では、親族から資金を借りる際、どのような点に注意すべきでしょうか。

贈与税を避けるための証拠を残す

贈与税を避けるためには、貸し借りの証拠を残すことが不可欠です。

証拠として「借用書」を作成し、口座を通じて借り入れや返済を行うことが重要です。利息の支払いや詳細の記載があれば、贈与と見なされることは少なくなるでしょう。

事業計画の提示

銀行などの融資では事業計画書が必要ですが、親族からの借り入れ時には省略されがちです。
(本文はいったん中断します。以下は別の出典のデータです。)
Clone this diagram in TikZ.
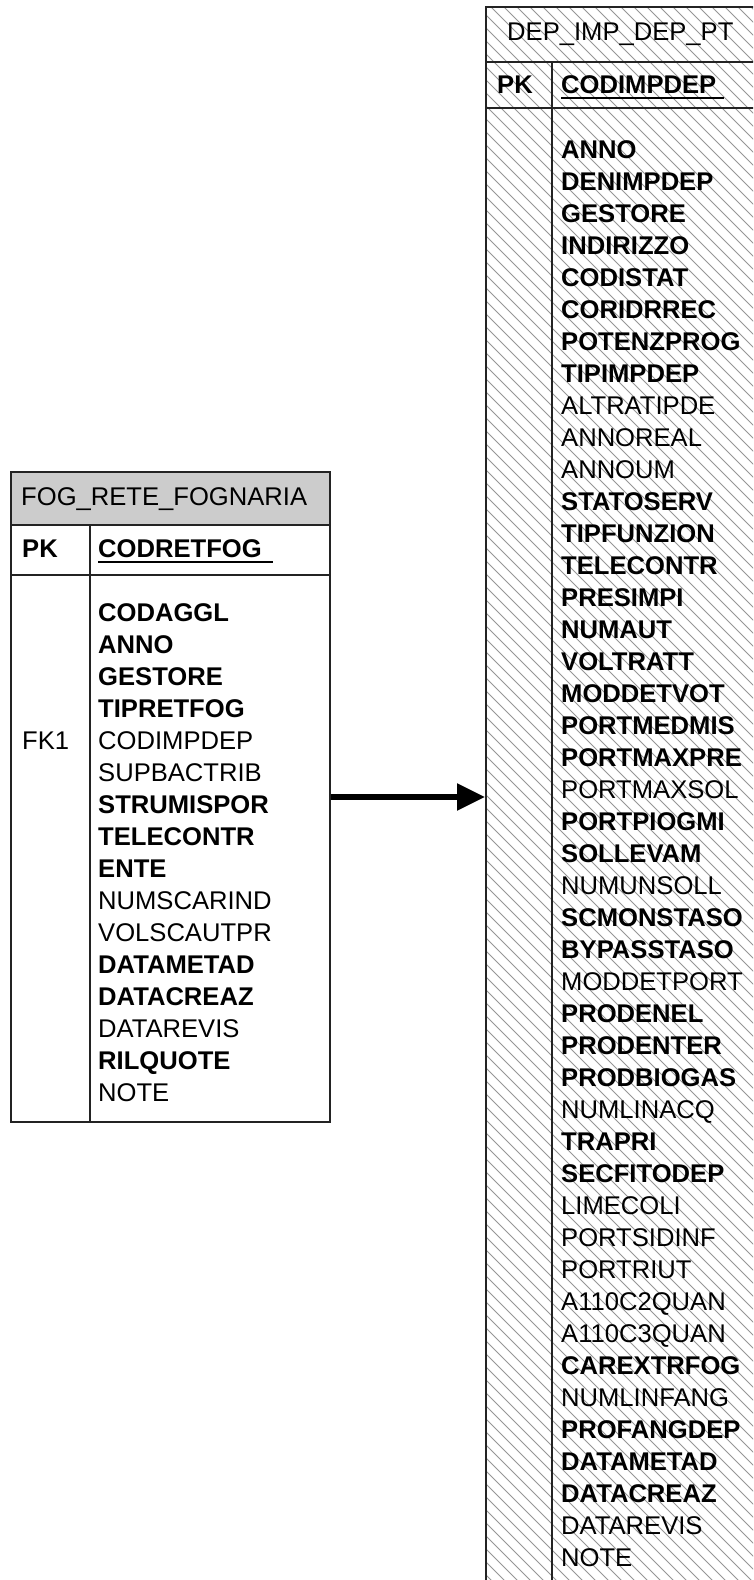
\documentclass[tikz,border=0pt]{standalone}
\usepackage{fontspec}
\setmainfont{Liberation Sans}
\usetikzlibrary{arrows.meta}
\definecolor{hdrgray}{RGB}{204,204,204}
\definecolor{hatchgray}{RGB}{150,150,150}
\definecolor{bord}{RGB}{35,35,35}
\begin{document}
\begin{tikzpicture}[x=1pt,y=-1pt,
  txt/.style={inner sep=0pt, anchor=base west, font=\fontsize{25.6}{30}\selectfont},
  fn/.style={txt},
  fb/.style={txt, font=\fontsize{25.6}{30}\selectfont\bfseries},
  tbl/.style={draw=bord, line width=2pt, inner sep=0pt, anchor=north west},
  rule/.style={draw=bord, line width=2pt},
  keyline/.style={line width=2.5pt, black},
  hatchline/.style={draw=hatchgray, line width=1pt},
  conn/.style={line width=5.5pt, black, -{Triangle[length=28pt,width=26pt]}},
]
\useasboundingbox (0,0) rectangle (753,1580);
\begin{scope}
\clip (0,0) rectangle (753,1580);
% ---------- left table: FOG_RETE_FOGNARIA ----------
\fill[white] (10,471) rectangle (329,1121);
\fill[hdrgray] (10,471) rectangle (329,525);
\draw[rule] (10,525) -- (329,525);
\draw[rule] (10,575) -- (329,575);
\draw[rule] (90,525) -- (90,1121);
\node[tbl, minimum width=319pt, minimum height=650pt] (fog) at (10,471) {};
\node[fn] (fogtitle) at (21,505) {FOG\_RETE\_FOGNARIA};
\node[fb] (fogpk) at (22,557) {PK};
\node[fb] (fogkey) at (98,557) {CODRETFOG};
\draw[keyline] (98,562) -- (273,562);
\node[fn] (fogfk) at (22,749) {FK1};
\foreach \t/\w [count=\i] in {CODAGGL/b, ANNO/b, GESTORE/b, TIPRETFOG/b, CODIMPDEP/n, SUPBACTRIB/n, STRUMISPOR/b, TELECONTR/b, ENTE/b, NUMSCARIND/n, VOLSCAUTPR/n, DATAMETAD/b, DATACREAZ/b, DATAREVIS/n, RILQUOTE/b, NOTE/n}
  \node[f\w] (l\i) at (98,{621+32*(\i-1)}) {\t};
% ---------- right table: DEP_IMP_DEP_PT ----------
\begin{scope}
\clip (485,6) rectangle (760,1600);
\fill[white] (485,6) rectangle (760,1600);
\foreach \k in {0,...,146}
  \draw[hatchline] ({-1115+13*\k},0) -- ++(1700,1700);
\end{scope}
\draw[rule] (485,62) -- (760,62);
\draw[rule] (485,108) -- (760,108);
\draw[rule] (552,62) -- (552,1600);
\node[tbl, minimum width=275pt, minimum height=1594pt] (dep) at (485,6) {};
\node[fn] (deptitle) at (507,40) {DEP\_IMP\_DEP\_PT};
\node[fb] (deppk) at (497,93) {PK};
\node[fb] (depkey) at (561,93) {CODIMPDEP};
\draw[keyline] (561,98) -- (724,98);
\foreach \t/\w [count=\i] in {ANNO/b, DENIMPDEP/b, GESTORE/b, INDIRIZZO/b, CODISTAT/b, CORIDRREC/b, POTENZPROG/b, TIPIMPDEP/b, ALTRATIPDE/n, ANNOREAL/n, ANNOUM/n, STATOSERV/b, TIPFUNZION/b, TELECONTR/b, PRESIMPI/b, NUMAUT/b, VOLTRATT/b, MODDETVOT/b, PORTMEDMIS/b, PORTMAXPRE/b, PORTMAXSOL/n, PORTPIOGMI/b, SOLLEVAM/b, NUMUNSOLL/n, SCMONSTASO/b, BYPASSTASO/b, MODDETPORT/n, PRODENEL/b, PRODENTER/b, PRODBIOGAS/b, NUMLINACQ/n, TRAPRI/b, SECFITODEP/b, LIMECOLI/n, PORTSIDINF/n, PORTRIUT/n, A110C2QUAN/n, A110C3QUAN/n, CAREXTRFOG/b, NUMLINFANG/n, PROFANGDEP/b, DATAMETAD/b, DATACREAZ/b, DATAREVIS/n, NOTE/n}
  \node[f\w] (r\i) at (561,{158+32*(\i-1)}) {\t};
% ---------- connector ----------
\draw[conn] (fog.east) -- (dep.west |- fog.east);
\end{scope}
\end{tikzpicture}
\end{document}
資金の用途や必要額を親族に説明することで、起業者の責任を果たすことになります。また、計画書の作成により事業内容を見直したり具体化したりする機会も生まれます。

口約束を避ける

口約束は贈与と見なされる可能性があるため避けるべきです。

親しい関係であっても、正式な書類を用意し、借用書を作成してお金の流れを明確にすることをおすすめします。

自己資金の確保を優先

起業する際はまず自己資金を確保しましょう。

親族からの借り入れは最後の手段とし、基本的には自己資金を用意し、必要な場合に金融機関の融資を検討することが大切です。

出資は余裕のある親族から

出資を依頼する場合は、経済的に余裕がある方を選びましょう。

出資金が事業に利益をもたらす場合もありますが、事業がうまくいかなければ資金が返らないリスクもあります。親族の経済状況を踏まえて出資を依頼するよう心掛けましょう。

まとめ

事業資金の調達において、親族から借り入れを行う方は少なくありません。

金融機関からの融資という選択肢もありますが、返済条件や金利を理由に親族に頼るケースもあります。ただし、親族からの借り入れは贈与と見なされるリスクもあり、注意が必要です。

贈与税は基礎控除額110万円を超える場合に発生しますので、貸し借りの証拠として借用書を作成し、利息や返済期限を設定しておくことを推奨します。